# Thread: Finding parametric scalar equations of lines which are parallel to a plane

1. ## Finding parametric scalar equations of lines which are parallel to a plane

The question: Let pi be the plane 2x-3y-6z=6 and M be the point of intersection of the plane with the y axis. Find parametric scalar equations of the line m which lies on the plane pi, passes through the point M and m is parallel to the xz plane.
My attempt:
M must be (o,-2,0)
And i know the eqn of a parametric vector eqn of a line is r=r0+tv

Where c will not have a y component. Am i right in then solving the line x+Z-2=0
with 2x-3y-6z to find the vector? Then the line will be r=-2j=t(v)

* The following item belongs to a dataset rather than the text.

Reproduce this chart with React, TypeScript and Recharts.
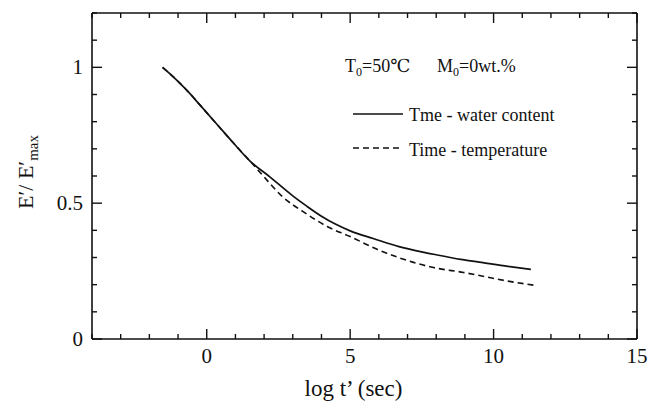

2. Ref http://www.mathhelpforum.com/math-he...wo-planes.html

• Line is parallel to plane x-z, then Line perpendicular y-axis, $\displaystyle \vec{e}_2$
• Line lies on plane P, then Line perpendicular $\displaystyle \vec{v}_p\begin{bmatrix}2\\-3\\-6\end{bmatrix}$
• M(0,-2,0)
• Line normal vector $\displaystyle \vec{v}=\ker[\vec{e}_2,\vec{v}_p]=\ker\begin{bmatrix}2&-3&-6\\0 &1 &0\end{bmatrix}=\begin{bmatrix}3\\0\\1\end{bmatrix }$
• Line equation $\displaystyle \frac{x}{3}=\frac{z}{1},~y=-2$
.
• Or $\displaystyle \vec{x} = t\vec{v}+\vec{m}$